### GIVEN EXERCISE
Repeat every line below exactly as it reads.

### COLLECTED MATERIAL
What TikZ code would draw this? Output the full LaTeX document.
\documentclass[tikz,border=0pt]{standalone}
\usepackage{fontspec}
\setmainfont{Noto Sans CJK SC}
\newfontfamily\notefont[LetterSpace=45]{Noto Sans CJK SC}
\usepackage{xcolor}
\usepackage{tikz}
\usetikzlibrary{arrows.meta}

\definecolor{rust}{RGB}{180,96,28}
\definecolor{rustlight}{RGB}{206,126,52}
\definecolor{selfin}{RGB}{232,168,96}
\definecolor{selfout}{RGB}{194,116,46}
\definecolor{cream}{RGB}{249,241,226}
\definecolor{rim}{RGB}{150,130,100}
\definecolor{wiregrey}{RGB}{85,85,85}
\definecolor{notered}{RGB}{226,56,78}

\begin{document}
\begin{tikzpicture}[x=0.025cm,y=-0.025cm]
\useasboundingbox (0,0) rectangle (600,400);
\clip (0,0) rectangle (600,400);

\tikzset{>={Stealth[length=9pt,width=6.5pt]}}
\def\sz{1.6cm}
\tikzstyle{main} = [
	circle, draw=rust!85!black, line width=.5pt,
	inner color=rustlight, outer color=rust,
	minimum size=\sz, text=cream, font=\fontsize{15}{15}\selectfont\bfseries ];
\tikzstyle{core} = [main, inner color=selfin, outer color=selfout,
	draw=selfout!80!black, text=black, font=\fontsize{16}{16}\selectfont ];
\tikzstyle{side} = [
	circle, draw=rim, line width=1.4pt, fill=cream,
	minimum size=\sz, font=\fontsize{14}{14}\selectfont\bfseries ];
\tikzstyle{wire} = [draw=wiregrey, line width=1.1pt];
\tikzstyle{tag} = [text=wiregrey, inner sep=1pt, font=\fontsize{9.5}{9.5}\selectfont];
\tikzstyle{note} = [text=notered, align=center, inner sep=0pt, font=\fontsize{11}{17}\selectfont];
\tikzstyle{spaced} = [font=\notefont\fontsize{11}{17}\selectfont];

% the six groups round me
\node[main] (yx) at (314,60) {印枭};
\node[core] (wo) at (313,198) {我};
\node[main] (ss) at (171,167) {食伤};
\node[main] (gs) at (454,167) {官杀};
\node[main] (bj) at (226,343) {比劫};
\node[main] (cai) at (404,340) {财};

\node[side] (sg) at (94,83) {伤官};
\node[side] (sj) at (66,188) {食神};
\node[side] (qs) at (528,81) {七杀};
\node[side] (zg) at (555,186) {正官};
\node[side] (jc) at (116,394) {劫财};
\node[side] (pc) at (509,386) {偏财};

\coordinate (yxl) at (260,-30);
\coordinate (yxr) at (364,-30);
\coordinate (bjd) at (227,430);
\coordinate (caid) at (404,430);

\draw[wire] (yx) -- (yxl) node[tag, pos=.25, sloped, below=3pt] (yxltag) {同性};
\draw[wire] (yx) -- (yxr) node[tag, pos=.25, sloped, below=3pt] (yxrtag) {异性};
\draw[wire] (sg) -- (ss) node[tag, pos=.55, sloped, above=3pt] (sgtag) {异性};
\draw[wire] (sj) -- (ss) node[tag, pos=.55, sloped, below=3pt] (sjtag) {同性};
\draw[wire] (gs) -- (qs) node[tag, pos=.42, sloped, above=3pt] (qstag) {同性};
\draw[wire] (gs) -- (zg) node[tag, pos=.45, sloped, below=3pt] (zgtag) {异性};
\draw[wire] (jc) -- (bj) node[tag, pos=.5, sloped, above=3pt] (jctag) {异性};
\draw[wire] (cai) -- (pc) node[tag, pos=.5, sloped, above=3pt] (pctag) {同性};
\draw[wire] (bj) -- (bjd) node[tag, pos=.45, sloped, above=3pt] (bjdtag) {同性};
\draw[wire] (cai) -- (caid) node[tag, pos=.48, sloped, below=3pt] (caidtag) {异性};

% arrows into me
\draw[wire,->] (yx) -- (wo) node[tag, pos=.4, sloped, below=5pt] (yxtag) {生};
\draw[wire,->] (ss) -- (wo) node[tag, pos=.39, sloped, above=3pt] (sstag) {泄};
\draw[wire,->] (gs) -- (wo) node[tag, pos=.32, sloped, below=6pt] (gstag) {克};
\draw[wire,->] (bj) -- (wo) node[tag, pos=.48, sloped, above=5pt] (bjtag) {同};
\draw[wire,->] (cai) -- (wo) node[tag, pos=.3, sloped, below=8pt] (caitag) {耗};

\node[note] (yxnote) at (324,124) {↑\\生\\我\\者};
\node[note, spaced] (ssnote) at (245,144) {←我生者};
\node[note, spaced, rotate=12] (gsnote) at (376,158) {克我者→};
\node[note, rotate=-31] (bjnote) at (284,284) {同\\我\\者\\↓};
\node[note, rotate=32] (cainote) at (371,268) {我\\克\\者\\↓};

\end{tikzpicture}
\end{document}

### WRITTEN RESPONSE
What TikZ code would draw this? Output the full LaTeX document.
\documentclass[tikz,border=0pt]{standalone}
\usepackage{fontspec}
\setmainfont{Noto Sans CJK SC}
\newfontfamily\notefont[LetterSpace=45]{Noto Sans CJK SC}
\usepackage{xcolor}
\usepackage{tikz}
\usetikzlibrary{arrows.meta}

\definecolor{rust}{RGB}{180,96,28}
\definecolor{rustlight}{RGB}{206,126,52}
\definecolor{selfin}{RGB}{232,168,96}
\definecolor{selfout}{RGB}{194,116,46}
\definecolor{cream}{RGB}{249,241,226}
\definecolor{rim}{RGB}{150,130,100}
\definecolor{wiregrey}{RGB}{85,85,85}
\definecolor{notered}{RGB}{226,56,78}

\begin{document}
\begin{tikzpicture}[x=0.025cm,y=-0.025cm]
\useasboundingbox (0,0) rectangle (600,400);
\clip (0,0) rectangle (600,400);

\tikzset{>={Stealth[length=9pt,width=6.5pt]}}
\def\sz{1.6cm}
\tikzstyle{main} = [
	circle, draw=rust!85!black, line width=.5pt,
	inner color=rustlight, outer color=rust,
	minimum size=\sz, text=cream, font=\fontsize{15}{15}\selectfont\bfseries ];
\tikzstyle{core} = [main, inner color=selfin, outer color=selfout,
	draw=selfout!80!black, text=black, font=\fontsize{16}{16}\selectfont ];
\tikzstyle{side} = [
	circle, draw=rim, line width=1.4pt, fill=cream,
	minimum size=\sz, font=\fontsize{14}{14}\selectfont\bfseries ];
\tikzstyle{wire} = [draw=wiregrey, line width=1.1pt];
\tikzstyle{tag} = [text=wiregrey, inner sep=1pt, font=\fontsize{9.5}{9.5}\selectfont];
\tikzstyle{note} = [text=notered, align=center, inner sep=0pt, font=\fontsize{11}{17}\selectfont];
\tikzstyle{spaced} = [font=\notefont\fontsize{11}{17}\selectfont];

% the six groups round me
\node[main] (yx) at (314,60) {印枭};
\node[core] (wo) at (313,198) {我};
\node[main] (ss) at (171,167) {食伤};
\node[main] (gs) at (454,167) {官杀};
\node[main] (bj) at (226,343) {比劫};
\node[main] (cai) at (404,340) {财};

\node[side] (sg) at (94,83) {伤官};
\node[side] (sj) at (66,188) {食神};
\node[side] (qs) at (528,81) {七杀};
\node[side] (zg) at (555,186) {正官};
\node[side] (jc) at (116,394) {劫财};
\node[side] (pc) at (509,386) {偏财};

\coordinate (yxl) at (260,-30);
\coordinate (yxr) at (364,-30);
\coordinate (bjd) at (227,430);
\coordinate (caid) at (404,430);

\draw[wire] (yx) -- (yxl) node[tag, pos=.25, sloped, below=3pt] (yxltag) {同性};
\draw[wire] (yx) -- (yxr) node[tag, pos=.25, sloped, below=3pt] (yxrtag) {异性};
\draw[wire] (sg) -- (ss) node[tag, pos=.55, sloped, above=3pt] (sgtag) {异性};
\draw[wire] (sj) -- (ss) node[tag, pos=.55, sloped, below=3pt] (sjtag) {同性};
\draw[wire] (gs) -- (qs) node[tag, pos=.42, sloped, above=3pt] (qstag) {同性};
\draw[wire] (gs) -- (zg) node[tag, pos=.45, sloped, below=3pt] (zgtag) {异性};
\draw[wire] (jc) -- (bj) node[tag, pos=.5, sloped, above=3pt] (jctag) {异性};
\draw[wire] (cai) -- (pc) node[tag, pos=.5, sloped, above=3pt] (pctag) {同性};
\draw[wire] (bj) -- (bjd) node[tag, pos=.45, sloped, above=3pt] (bjdtag) {同性};
\draw[wire] (cai) -- (caid) node[tag, pos=.48, sloped, below=3pt] (caidtag) {异性};

% arrows into me
\draw[wire,->] (yx) -- (wo) node[tag, pos=.4, sloped, below=5pt] (yxtag) {生};
\draw[wire,->] (ss) -- (wo) node[tag, pos=.39, sloped, above=3pt] (sstag) {泄};
\draw[wire,->] (gs) -- (wo) node[tag, pos=.32, sloped, below=6pt] (gstag) {克};
\draw[wire,->] (bj) -- (wo) node[tag, pos=.48, sloped, above=5pt] (bjtag) {同};
\draw[wire,->] (cai) -- (wo) node[tag, pos=.3, sloped, below=8pt] (caitag) {耗};

\node[note] (yxnote) at (324,124) {↑\\生\\我\\者};
\node[note, spaced] (ssnote) at (245,144) {←我生者};
\node[note, spaced, rotate=12] (gsnote) at (376,158) {克我者→};
\node[note, rotate=-31] (bjnote) at (284,284) {同\\我\\者\\↓};
\node[note, rotate=32] (cainote) at (371,268) {我\\克\\者\\↓};

\end{tikzpicture}
\end{document}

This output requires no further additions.